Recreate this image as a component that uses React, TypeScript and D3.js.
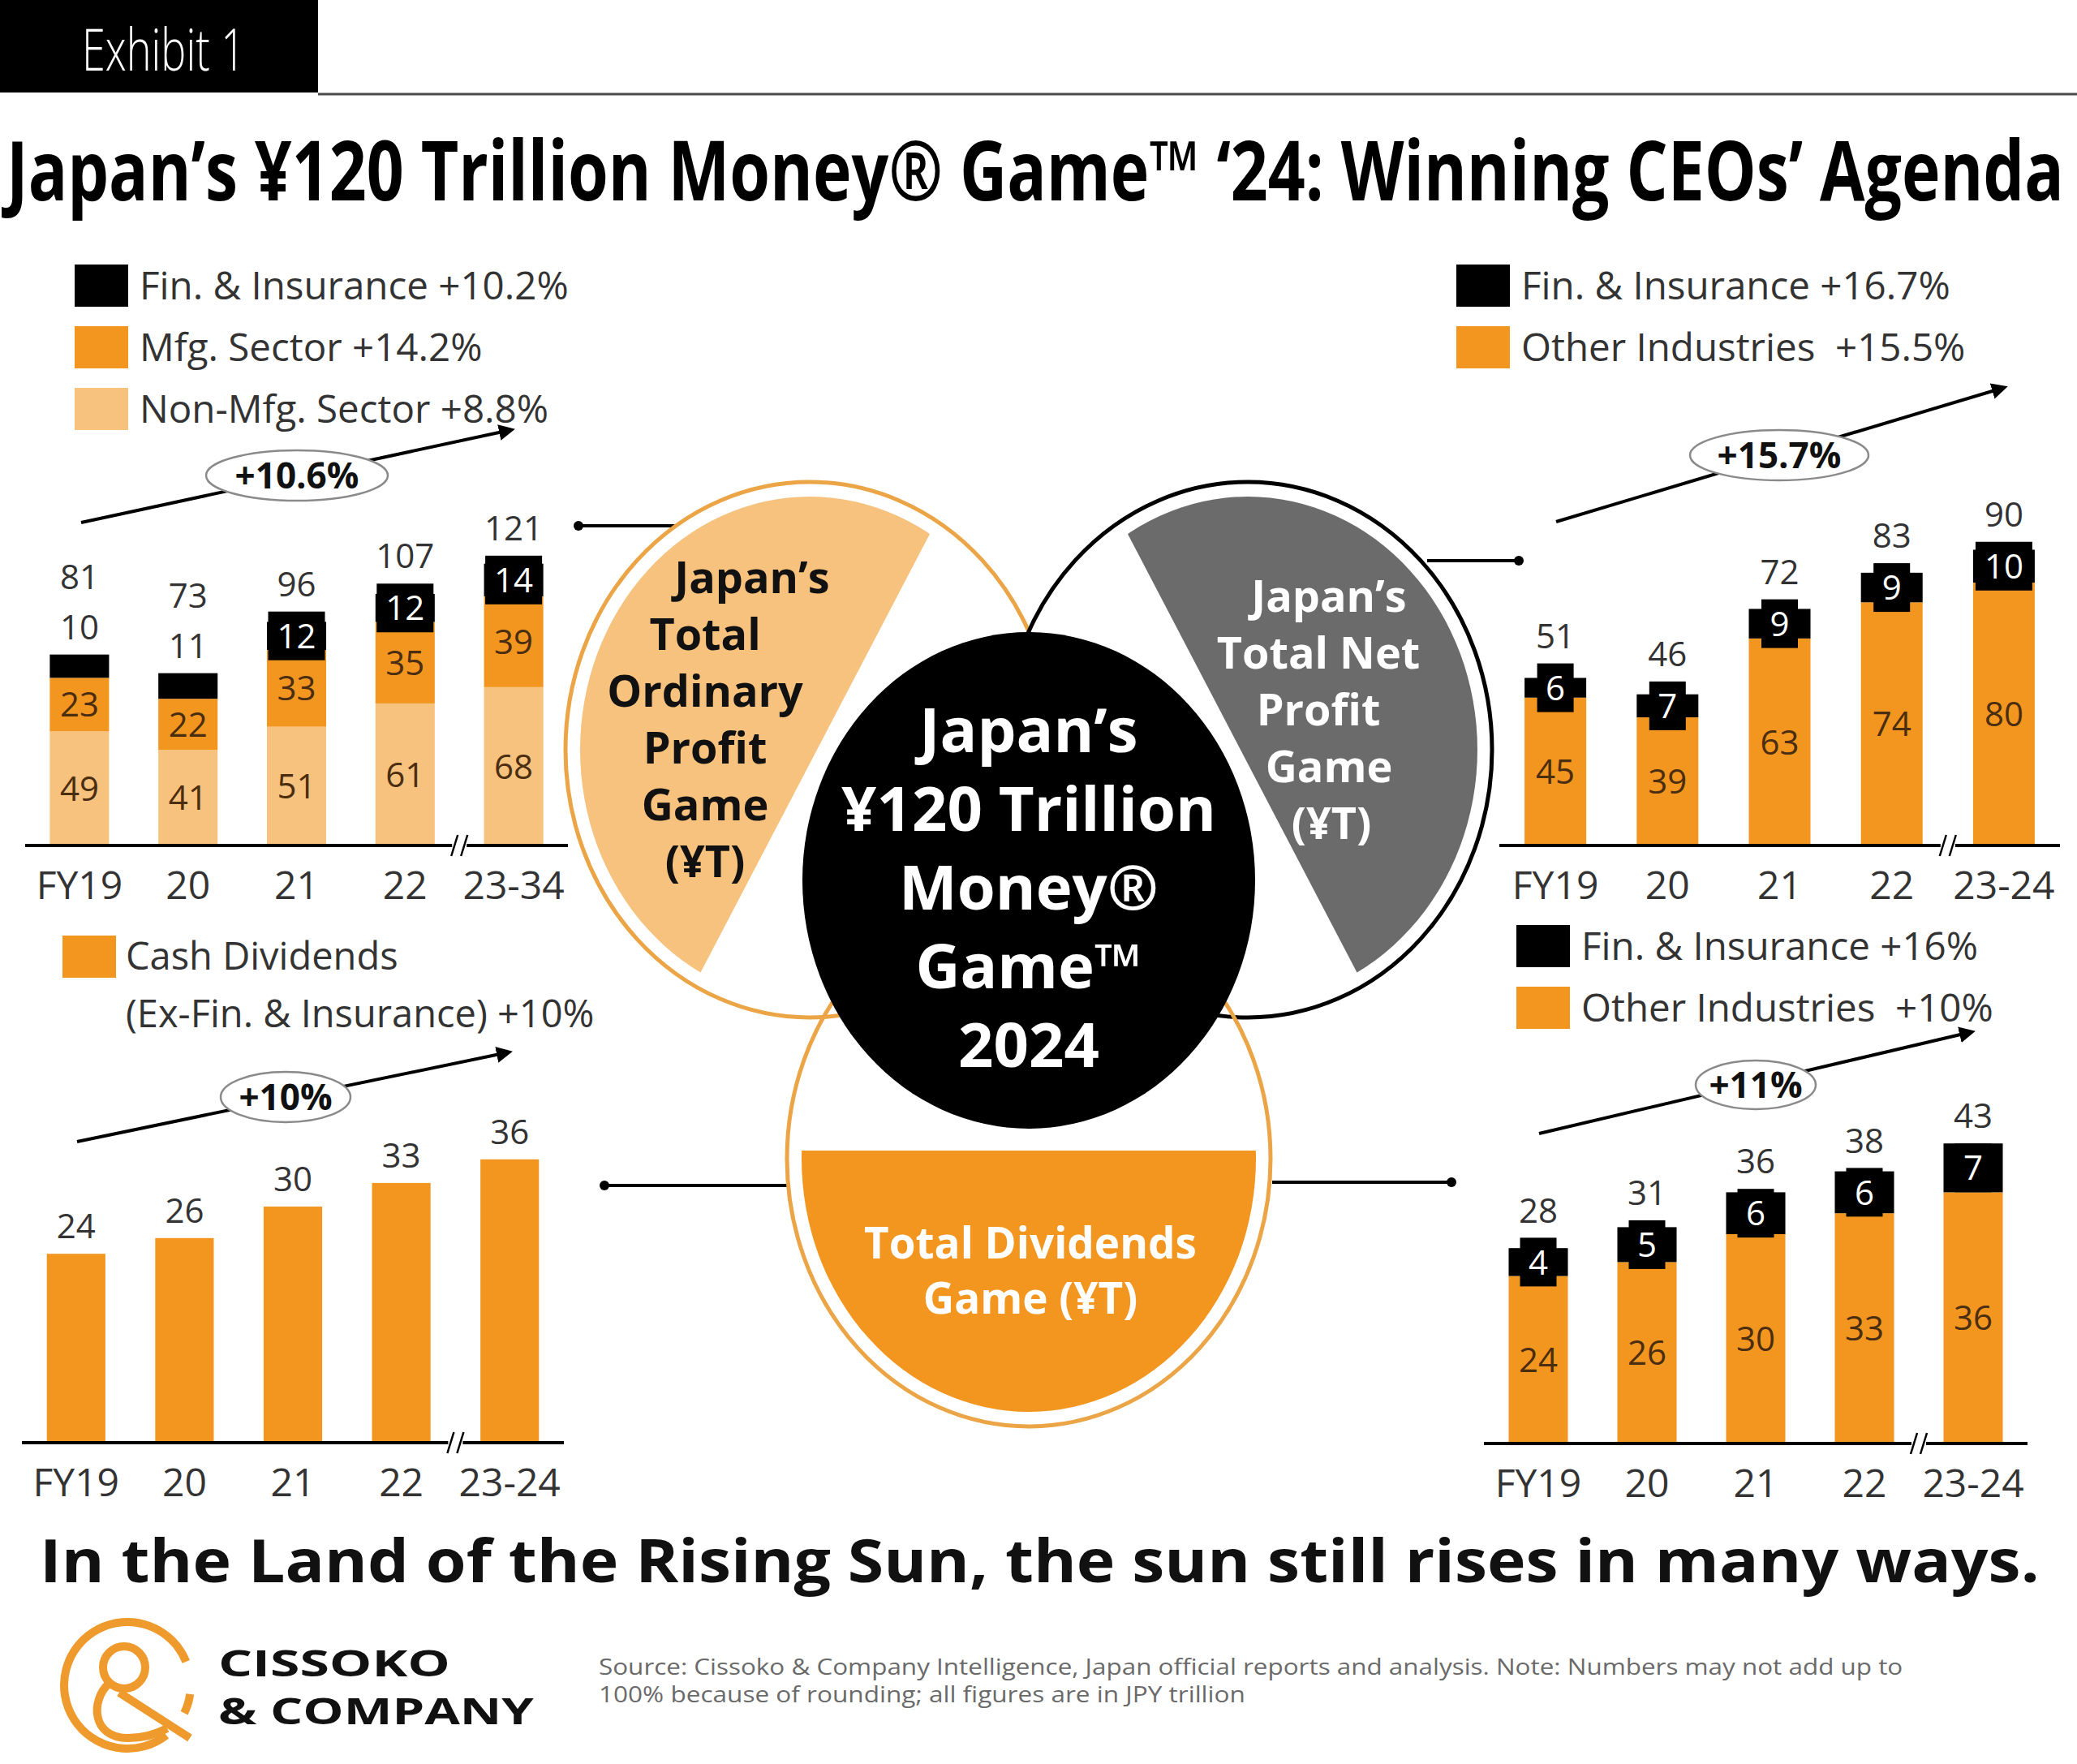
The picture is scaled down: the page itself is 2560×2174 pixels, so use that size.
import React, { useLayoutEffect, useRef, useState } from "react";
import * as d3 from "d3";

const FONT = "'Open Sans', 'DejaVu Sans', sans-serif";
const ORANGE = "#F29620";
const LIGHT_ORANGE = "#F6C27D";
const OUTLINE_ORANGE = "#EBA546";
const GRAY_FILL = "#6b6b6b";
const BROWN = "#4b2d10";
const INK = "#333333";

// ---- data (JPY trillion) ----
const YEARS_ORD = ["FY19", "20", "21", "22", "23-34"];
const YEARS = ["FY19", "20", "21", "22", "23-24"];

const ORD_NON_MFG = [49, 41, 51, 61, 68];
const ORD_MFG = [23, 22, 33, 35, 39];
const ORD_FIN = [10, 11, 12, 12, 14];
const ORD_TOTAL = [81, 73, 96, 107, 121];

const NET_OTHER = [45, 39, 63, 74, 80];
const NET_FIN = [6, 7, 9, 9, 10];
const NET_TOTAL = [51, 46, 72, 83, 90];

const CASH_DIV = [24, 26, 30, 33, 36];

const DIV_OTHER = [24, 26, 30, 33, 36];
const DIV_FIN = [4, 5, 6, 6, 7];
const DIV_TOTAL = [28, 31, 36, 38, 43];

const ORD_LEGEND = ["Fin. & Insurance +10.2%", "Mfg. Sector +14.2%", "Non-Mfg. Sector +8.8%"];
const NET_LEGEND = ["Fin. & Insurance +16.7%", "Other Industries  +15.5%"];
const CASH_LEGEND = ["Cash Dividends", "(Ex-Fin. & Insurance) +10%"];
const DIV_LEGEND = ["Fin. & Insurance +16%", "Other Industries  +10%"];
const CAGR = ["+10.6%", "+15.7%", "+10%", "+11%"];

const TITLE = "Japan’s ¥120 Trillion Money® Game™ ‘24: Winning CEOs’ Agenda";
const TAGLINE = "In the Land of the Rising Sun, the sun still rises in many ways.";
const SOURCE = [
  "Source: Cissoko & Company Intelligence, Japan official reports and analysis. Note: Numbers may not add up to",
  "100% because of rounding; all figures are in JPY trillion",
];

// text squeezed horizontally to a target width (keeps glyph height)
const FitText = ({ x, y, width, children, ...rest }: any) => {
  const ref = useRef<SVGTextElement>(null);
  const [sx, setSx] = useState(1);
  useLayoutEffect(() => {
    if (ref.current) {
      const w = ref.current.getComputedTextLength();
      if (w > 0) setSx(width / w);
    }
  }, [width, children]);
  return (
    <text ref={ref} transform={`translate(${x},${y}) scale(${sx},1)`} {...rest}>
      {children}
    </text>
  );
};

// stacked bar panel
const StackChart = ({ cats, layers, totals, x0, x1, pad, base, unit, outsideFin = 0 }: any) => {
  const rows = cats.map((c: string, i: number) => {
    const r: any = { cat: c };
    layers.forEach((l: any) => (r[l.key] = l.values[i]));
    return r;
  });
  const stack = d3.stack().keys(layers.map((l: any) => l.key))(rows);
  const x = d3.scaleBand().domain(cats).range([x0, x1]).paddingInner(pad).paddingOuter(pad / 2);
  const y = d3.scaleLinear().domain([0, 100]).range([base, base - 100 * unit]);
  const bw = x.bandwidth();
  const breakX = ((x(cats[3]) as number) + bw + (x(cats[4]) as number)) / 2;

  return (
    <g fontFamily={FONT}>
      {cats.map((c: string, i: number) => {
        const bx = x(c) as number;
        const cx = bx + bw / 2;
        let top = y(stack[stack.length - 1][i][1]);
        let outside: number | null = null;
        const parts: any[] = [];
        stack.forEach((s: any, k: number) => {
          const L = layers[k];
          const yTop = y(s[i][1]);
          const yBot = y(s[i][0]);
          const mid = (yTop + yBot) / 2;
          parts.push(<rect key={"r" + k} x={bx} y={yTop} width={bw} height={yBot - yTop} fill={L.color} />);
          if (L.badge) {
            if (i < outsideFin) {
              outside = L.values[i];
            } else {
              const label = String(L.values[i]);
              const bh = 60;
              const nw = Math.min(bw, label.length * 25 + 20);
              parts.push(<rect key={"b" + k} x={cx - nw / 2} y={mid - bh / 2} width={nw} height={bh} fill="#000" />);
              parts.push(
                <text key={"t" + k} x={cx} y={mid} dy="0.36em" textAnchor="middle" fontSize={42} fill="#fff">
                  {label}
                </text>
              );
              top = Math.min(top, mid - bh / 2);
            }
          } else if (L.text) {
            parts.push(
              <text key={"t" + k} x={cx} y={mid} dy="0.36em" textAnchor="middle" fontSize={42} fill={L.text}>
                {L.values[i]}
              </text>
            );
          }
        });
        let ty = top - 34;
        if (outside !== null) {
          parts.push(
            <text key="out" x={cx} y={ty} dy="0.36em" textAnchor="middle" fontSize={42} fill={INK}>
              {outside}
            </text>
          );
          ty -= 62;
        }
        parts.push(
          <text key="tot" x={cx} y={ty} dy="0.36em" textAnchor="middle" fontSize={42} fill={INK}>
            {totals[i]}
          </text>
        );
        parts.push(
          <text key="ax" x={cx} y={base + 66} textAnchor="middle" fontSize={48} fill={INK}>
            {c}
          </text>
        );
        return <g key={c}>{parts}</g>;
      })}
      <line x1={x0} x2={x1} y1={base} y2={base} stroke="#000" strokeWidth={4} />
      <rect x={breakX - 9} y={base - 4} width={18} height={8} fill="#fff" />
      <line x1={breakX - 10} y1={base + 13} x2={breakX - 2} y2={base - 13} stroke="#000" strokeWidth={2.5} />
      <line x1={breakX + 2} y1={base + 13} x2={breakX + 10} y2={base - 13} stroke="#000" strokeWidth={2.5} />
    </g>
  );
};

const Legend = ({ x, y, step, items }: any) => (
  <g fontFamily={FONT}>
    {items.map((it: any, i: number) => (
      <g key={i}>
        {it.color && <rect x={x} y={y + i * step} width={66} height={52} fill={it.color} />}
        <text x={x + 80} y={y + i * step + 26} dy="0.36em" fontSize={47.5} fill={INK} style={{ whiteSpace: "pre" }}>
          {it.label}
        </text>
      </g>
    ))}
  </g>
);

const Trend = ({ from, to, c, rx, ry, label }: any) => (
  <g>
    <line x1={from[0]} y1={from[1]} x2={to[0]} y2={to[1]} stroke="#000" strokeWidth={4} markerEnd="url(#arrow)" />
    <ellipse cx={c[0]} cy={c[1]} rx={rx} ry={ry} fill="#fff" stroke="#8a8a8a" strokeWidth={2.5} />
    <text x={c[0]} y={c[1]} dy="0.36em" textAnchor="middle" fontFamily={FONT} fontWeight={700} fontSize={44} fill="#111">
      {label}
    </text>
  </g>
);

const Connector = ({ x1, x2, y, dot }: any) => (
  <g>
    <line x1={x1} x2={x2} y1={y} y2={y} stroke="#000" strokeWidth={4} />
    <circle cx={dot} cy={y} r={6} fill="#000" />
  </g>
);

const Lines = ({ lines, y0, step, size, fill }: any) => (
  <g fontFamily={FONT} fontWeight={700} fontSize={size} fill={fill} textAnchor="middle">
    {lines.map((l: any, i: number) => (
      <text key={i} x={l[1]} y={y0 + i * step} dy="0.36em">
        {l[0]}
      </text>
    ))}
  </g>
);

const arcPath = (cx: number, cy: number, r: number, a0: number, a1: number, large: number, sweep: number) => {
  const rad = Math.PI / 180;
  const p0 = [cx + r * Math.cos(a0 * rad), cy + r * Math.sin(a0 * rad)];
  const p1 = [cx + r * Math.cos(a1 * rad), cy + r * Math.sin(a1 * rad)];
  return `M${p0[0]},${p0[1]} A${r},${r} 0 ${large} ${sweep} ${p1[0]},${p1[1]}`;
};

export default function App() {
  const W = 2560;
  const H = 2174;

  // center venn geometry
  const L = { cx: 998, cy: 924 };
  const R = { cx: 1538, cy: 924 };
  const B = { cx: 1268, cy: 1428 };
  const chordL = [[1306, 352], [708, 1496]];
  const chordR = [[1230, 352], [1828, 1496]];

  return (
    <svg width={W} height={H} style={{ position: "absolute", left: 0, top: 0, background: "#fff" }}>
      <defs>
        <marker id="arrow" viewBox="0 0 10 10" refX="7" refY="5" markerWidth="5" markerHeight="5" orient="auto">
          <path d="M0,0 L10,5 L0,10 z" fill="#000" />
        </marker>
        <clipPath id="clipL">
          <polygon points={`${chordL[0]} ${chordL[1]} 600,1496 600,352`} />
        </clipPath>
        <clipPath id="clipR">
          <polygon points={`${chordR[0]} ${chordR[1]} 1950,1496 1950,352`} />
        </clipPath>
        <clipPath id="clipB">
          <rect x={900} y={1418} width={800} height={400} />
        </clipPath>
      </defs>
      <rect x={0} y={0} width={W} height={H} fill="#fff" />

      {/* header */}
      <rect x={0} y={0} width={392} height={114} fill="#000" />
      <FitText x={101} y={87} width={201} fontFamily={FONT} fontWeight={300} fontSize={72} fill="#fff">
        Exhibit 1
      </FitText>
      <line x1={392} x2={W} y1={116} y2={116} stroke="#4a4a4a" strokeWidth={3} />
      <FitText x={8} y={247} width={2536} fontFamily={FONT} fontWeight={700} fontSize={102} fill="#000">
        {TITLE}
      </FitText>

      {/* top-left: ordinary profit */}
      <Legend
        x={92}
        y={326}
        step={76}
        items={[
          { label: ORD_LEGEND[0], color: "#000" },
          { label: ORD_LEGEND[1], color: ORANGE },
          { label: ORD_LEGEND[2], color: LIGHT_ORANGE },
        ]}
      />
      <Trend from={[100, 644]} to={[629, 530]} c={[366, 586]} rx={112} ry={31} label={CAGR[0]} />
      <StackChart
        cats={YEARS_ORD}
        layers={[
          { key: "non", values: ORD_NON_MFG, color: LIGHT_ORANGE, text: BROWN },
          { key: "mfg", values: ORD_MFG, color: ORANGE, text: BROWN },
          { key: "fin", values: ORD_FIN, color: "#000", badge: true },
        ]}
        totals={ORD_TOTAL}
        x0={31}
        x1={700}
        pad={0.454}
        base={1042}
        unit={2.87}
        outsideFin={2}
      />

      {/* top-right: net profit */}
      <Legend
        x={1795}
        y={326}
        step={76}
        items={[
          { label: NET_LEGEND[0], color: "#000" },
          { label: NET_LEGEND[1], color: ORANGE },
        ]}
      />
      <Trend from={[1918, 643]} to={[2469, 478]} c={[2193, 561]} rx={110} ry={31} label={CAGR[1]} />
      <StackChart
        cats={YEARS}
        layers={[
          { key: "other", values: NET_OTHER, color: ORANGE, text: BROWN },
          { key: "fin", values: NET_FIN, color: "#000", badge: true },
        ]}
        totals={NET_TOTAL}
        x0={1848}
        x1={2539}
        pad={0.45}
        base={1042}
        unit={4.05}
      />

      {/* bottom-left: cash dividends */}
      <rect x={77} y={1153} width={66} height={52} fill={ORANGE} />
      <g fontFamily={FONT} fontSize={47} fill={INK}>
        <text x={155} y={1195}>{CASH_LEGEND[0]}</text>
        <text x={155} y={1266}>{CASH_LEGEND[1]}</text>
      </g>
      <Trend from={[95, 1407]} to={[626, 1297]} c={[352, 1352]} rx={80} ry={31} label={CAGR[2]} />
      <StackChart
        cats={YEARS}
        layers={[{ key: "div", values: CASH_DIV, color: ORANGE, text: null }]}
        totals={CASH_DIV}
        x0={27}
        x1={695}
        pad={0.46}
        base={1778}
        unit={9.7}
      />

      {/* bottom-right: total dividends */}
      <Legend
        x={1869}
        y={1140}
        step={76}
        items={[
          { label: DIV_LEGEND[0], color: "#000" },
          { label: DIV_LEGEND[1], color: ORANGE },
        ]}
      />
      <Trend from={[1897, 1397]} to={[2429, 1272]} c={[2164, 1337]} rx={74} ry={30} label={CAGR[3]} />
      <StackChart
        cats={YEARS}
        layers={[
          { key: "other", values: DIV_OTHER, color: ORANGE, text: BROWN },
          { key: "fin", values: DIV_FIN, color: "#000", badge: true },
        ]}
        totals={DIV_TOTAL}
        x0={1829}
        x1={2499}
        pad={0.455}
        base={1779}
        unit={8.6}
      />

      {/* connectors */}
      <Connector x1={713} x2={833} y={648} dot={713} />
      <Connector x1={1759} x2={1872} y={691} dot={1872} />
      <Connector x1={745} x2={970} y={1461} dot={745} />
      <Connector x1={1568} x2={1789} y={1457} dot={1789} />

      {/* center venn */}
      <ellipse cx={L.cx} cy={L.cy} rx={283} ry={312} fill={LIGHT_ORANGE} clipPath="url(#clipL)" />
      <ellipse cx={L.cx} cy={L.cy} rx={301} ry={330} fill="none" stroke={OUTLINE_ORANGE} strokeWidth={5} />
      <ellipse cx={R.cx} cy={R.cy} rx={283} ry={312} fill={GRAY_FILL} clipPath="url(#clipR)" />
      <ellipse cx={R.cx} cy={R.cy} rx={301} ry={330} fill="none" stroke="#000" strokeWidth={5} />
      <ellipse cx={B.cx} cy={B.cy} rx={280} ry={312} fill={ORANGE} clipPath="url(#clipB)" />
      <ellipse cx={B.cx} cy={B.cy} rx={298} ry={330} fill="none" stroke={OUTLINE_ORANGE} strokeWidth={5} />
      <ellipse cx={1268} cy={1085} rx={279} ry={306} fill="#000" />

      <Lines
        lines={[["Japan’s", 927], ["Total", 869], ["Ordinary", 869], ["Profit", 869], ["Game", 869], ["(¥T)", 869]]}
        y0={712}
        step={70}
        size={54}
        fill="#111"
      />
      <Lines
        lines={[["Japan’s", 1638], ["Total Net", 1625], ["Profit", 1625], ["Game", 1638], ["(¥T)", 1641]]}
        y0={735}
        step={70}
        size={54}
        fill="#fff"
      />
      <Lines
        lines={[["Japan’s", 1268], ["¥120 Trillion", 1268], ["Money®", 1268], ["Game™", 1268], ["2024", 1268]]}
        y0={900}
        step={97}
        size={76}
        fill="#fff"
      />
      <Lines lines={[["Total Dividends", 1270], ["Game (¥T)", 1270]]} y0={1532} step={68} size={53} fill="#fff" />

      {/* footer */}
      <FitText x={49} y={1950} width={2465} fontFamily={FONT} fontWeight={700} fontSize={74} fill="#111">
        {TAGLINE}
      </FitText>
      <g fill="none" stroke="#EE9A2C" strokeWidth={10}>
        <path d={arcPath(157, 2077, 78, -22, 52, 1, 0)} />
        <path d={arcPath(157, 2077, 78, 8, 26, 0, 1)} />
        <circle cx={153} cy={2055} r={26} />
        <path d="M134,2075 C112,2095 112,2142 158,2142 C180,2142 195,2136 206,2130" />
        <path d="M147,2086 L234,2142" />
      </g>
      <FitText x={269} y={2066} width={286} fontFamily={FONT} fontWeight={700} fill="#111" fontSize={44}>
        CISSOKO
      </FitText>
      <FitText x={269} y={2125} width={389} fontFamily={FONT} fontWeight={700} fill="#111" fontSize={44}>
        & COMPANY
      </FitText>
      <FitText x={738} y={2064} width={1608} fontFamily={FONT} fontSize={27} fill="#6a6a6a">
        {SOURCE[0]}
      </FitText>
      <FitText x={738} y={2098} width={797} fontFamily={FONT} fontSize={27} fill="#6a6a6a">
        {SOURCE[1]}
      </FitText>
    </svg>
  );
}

__Stated exercise__: Pictures stay out. Print the data exactly, from its first line through the line containing "const DIV_TOTAL = [28, 31, 36, 38, 43];".

__Solution for this task__:
Recreate this image as a component that uses React, TypeScript and D3.js.
The picture is scaled down: the page itself is 2560×2174 pixels, so use that size.
import React, { useLayoutEffect, useRef, useState } from "react";
import * as d3 from "d3";

const FONT = "'Open Sans', 'DejaVu Sans', sans-serif";
const ORANGE = "#F29620";
const LIGHT_ORANGE = "#F6C27D";
const OUTLINE_ORANGE = "#EBA546";
const GRAY_FILL = "#6b6b6b";
const BROWN = "#4b2d10";
const INK = "#333333";

// ---- data (JPY trillion) ----
const YEARS_ORD = ["FY19", "20", "21", "22", "23-34"];
const YEARS = ["FY19", "20", "21", "22", "23-24"];

const ORD_NON_MFG = [49, 41, 51, 61, 68];
const ORD_MFG = [23, 22, 33, 35, 39];
const ORD_FIN = [10, 11, 12, 12, 14];
const ORD_TOTAL = [81, 73, 96, 107, 121];

const NET_OTHER = [45, 39, 63, 74, 80];
const NET_FIN = [6, 7, 9, 9, 10];
const NET_TOTAL = [51, 46, 72, 83, 90];

const CASH_DIV = [24, 26, 30, 33, 36];

const DIV_OTHER = [24, 26, 30, 33, 36];
const DIV_FIN = [4, 5, 6, 6, 7];
const DIV_TOTAL = [28, 31, 36, 38, 43];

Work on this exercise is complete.